McAuliffe, known to be close to former Secretary of State Hillary Clinton, pledged during his campaign that he would make sure textbooks used both names to refer to the East Sea. The governor’s spokesman affirmed recently that McAuliffe would sign the bill into law if it passed the legislature this week.

Kenichiro Sasae, Japan’s ambassador to the United States, also met with McAuliffe and Virginian lawmakers last month to pressure them to stop the bill, emphasizing that Japan is one of the state’s largest trading partners.

In December, Sasae sent a letter to McAuliffe expressing opposition to the proposal and threatening “that the positive cooperation and the strong economic ties between Japan and Virginia may be damaged if the bills are to be enacted.”

The letter noted that Japan has been the second-largest source of direct foreign investment in Virginia and is a major export partner of the state.
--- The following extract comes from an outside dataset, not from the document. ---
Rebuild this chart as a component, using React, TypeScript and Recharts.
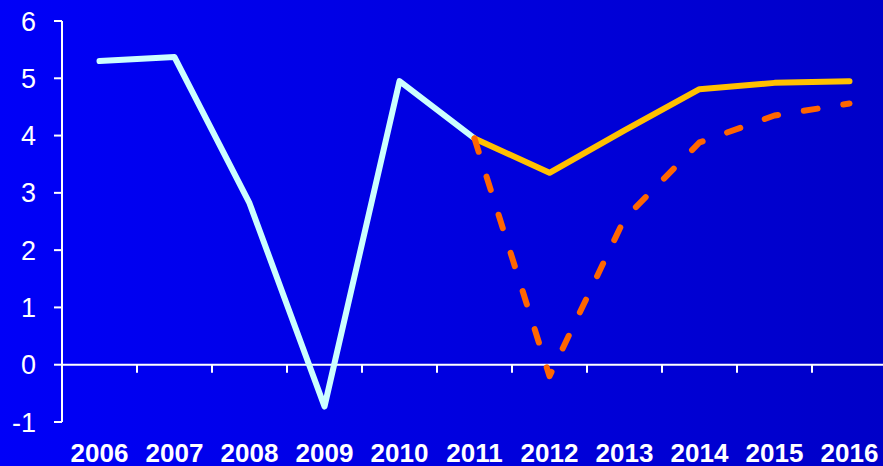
import React from 'react';
import { LineChart, Line, XAxis, YAxis, ReferenceLine } from 'recharts';

// Years on the category axis
const YEARS = ['2006', '2007', '2008', '2009', '2010', '2011', '2012', '2013', '2014', '2015', '2016'];

// Outturn up to 2011, then the two projections
const ACTUAL = [5.3, 5.37, 2.82, -0.73, 4.95, 3.95, null, null, null, null, null];
const BASELINE = [null, null, null, null, null, 3.95, 3.35, 4.09, 4.81, 4.92, 4.95];
const ADVERSE = [null, null, null, null, null, 3.95, -0.2, 2.55, 3.88, 4.35, 4.56];

const Y_TICKS = [-1, 0, 1, 2, 3, 4, 5, 6];
// tick marks sit on the boundaries between the year slots
const BOUNDARIES = [1, 2, 3, 4, 5, 6, 7, 8, 9, 10, 11];
const BOUNDARY_TICK = 0.14;

const FONT = '"Liberation Sans", Arial, sans-serif';

const data = YEARS.map((year, i) => ({
  year,
  slot: i,
  actual: ACTUAL[i],
  baseline: BASELINE[i],
  adverse: ADVERSE[i],
}));

export default function App() {
  return (
    <div
      style={{
        position: 'fixed',
        top: 0,
        left: 0,
        width: 883,
        height: 466,
        overflow: 'hidden',
        background: 'linear-gradient(to right, #0000f8, #0000c8)',
      }}
    >
      <LineChart width={887} height={466} data={data} margin={{ top: 21, right: 0, bottom: 0, left: 0 }}>
        <XAxis
          dataKey="year"
          scale="band"
          axisLine={false}
          tickLine={false}
          tickSize={0}
          tickMargin={22}
          height={44}
          interval={0}
          tick={{ fill: '#ffffff', fontSize: 26, fontWeight: 'bold', fontFamily: FONT }}
        />
        <XAxis
          xAxisId="grid"
          dataKey="slot"
          type="number"
          domain={[0, YEARS.length]}
          allowDataOverflow
          hide
        />
        <YAxis
          domain={[-1, 6]}
          ticks={Y_TICKS}
          width={62}
          axisLine={{ stroke: '#ffffff', strokeWidth: 2 }}
          tickLine={{ stroke: '#ffffff', strokeWidth: 2 }}
          tickSize={8}
          tickMargin={18}
          tick={{ fill: '#ffffff', fontSize: 27, fontFamily: FONT }}
        />
        <ReferenceLine y={0} stroke="#ffffff" strokeWidth={2} />
        {BOUNDARIES.map((b) => (
          <ReferenceLine
            key={b}
            xAxisId="grid"
            segment={[{ x: b, y: 0 }, { x: b, y: -BOUNDARY_TICK }]}
            stroke="#ffffff"
            strokeWidth={2}
            ifOverflow="visible"
          />
        ))}
        <Line
          dataKey="actual"
          stroke="#ccffff"
          strokeWidth={6}
          strokeLinecap="round"
          strokeLinejoin="round"
          dot={false}
          isAnimationActive={false}
        />
        <Line
          dataKey="baseline"
          stroke="#ffc000"
          strokeWidth={6}
          strokeLinecap="round"
          strokeLinejoin="round"
          dot={false}
          isAnimationActive={false}
        />
        <Line
          dataKey="adverse"
          stroke="#ff6600"
          strokeWidth={6}
          strokeDasharray="14 26"
          strokeLinecap="round"
          strokeLinejoin="round"
          dot={false}
          isAnimationActive={false}
        />
      </LineChart>
    </div>
  );
}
For more than a year, Virginia’s Democratic Senator David W.?Marsden, backed by a group of bipartisan?lawmakers, led the state’s legislative efforts to add the East Sea designation to public school textbooks. And last month, the Virginia Senate’s Education and Health Committee unanimously passed the bill.

The sizeable local Korean-American community, led by Voice of Korean Americans (VOKA), a local nonprofit organization promoting the use of the term “East Sea,” has emphasized the importance of the issue to its community in the state.?

The United States currently uses the Sea of Japan as the official name of the body of water. It supports a one-name policy for geographical designations.

Korea says the Sea of Japan designation did not become common until it was under Japanese colonial rule, at which time it had no ability to influence international affairs.?

The bill is set for a vote during a plenary session at the Virginia House of Delegates later this week.

The Washington Post published an editorial on Monday that questioned whether “elected officials should be drawing textbook maps or writing lesson plans,” including the “body of water between Japan and Korea.”

However, the newspaper said, “We also think Americans can benefit from learning about the history of Japanese imperialism in Asia.”?